The Macabre Execution of the Duke of Monmouth

Monmouth's execution on Tower Hill, 15 July 1685 (O.S), in a popular print

On July 15, 1685 the illegitimate son of King Charles II was beheaded in one of the more gruesome executions ever to take place in England.

James Scott, the first Duke of Monmouth, was the son of England’s Charles II by his mistress Lucy Walter. He was born in 1649 in the Netherlands where his father was living during the years when Oliver Cromwell ruled England and banished the monarchy.

With his father restored to the throne in 1660, James married into the aristocracy at the age of 14 and began procreating with zeal. He and his wife Anne Scott, the Fourth Countess of Buccleuch, produced seven children and James had numerous titles bestowed upon him including that of Duke of Monmouth.

James Scott Seeks the Crown

After Charles II died in 1685 without a legitimate son to succeed him (he did manage to father 14 children out of wedlock) the throne passed to his brother, James II.

The Duke of Monmouth had a yearning for the crown and rose in a rebellion against his uncle. He lost and ended up in the Tower of London.

The outcome of the trial for treason was inevitable; so too was the sentence of a date with the executioner.

Jack Ketch: Executioner

Being a nobleman, the Duke of Monmouth was entitled to the “honour” of being executed by having his head chopped off, and the man given the task of beheading the gentleman was Jack Ketch.

Ketch, who had taken up his ghoulish duties in 1663, was not a man who had a complete mastery of his trade. The Encyclopedia Britannica notes that he was “notorious for his barbarous inefficiency.”

Geoffrey Abbott in his book Lords of the Scaffold (St. Martin’s Press, 1991) writes of Ketch as, “…so brutal was his character, so inefficient his performance, that every hangman for decades afterwards was branded…with his name, as a mark of public contempt…”

The beheading of Lord William Russell in July 1683 was a typically botched affair of Ketch’s. It was customary for the victim to pay the executioner to ensure a quick finish to the business, but Ketch’s first blow at Russell was badly off target.

Brian Bailey (Hangmen of England, Virgin Books, 1989) writes that the wounded Russell raised his head from the block and said, “You dog, did I give you ten guineas to use me so inhumanly?”

Two or three more blows, followed by a sawing action of the axe. were required before the unfortunate Russell expired.

Duke of Monmouth Meets his End

Exactly two years after the Russell debacle it was the Duke of Monmouth’s turn to meet up with Jack Ketch; it was to prove another of executioner’s grisly pieces of work.

Executed Today records that Monmouth “tipped the headsman with the words, ‘Here are six guineas for you and do not hack me as you did my Lord Russell. I have heard you struck him four or five times; if you strike me twice, I cannot promise you not to stir.”
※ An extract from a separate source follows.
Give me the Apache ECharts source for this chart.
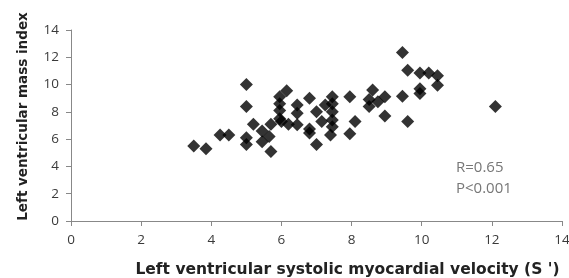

Thomas Macaulay described what followed in detail in his 1861 book, The History of England from the Accession of James the Second.

“The hangman addressed himself to his office. But he had been disconcerted by what the Duke had said. The first blow inflicted only a slight wound. The Duke struggled, rose from the block, and looked reproachfully at the executioner.”

Several more inaccurate strikes were delivered and “Yells of rage and horror rose from the crowd. Ketch flung down the axe with a curse. ‘I cannot do it,’ he said; ‘my heart fails me.’ ‘Take up the axe, man,’ cried the sheriff.”

It took two more whacks before the duke died and even then a knife was needed to completely sever the head from the shoulders.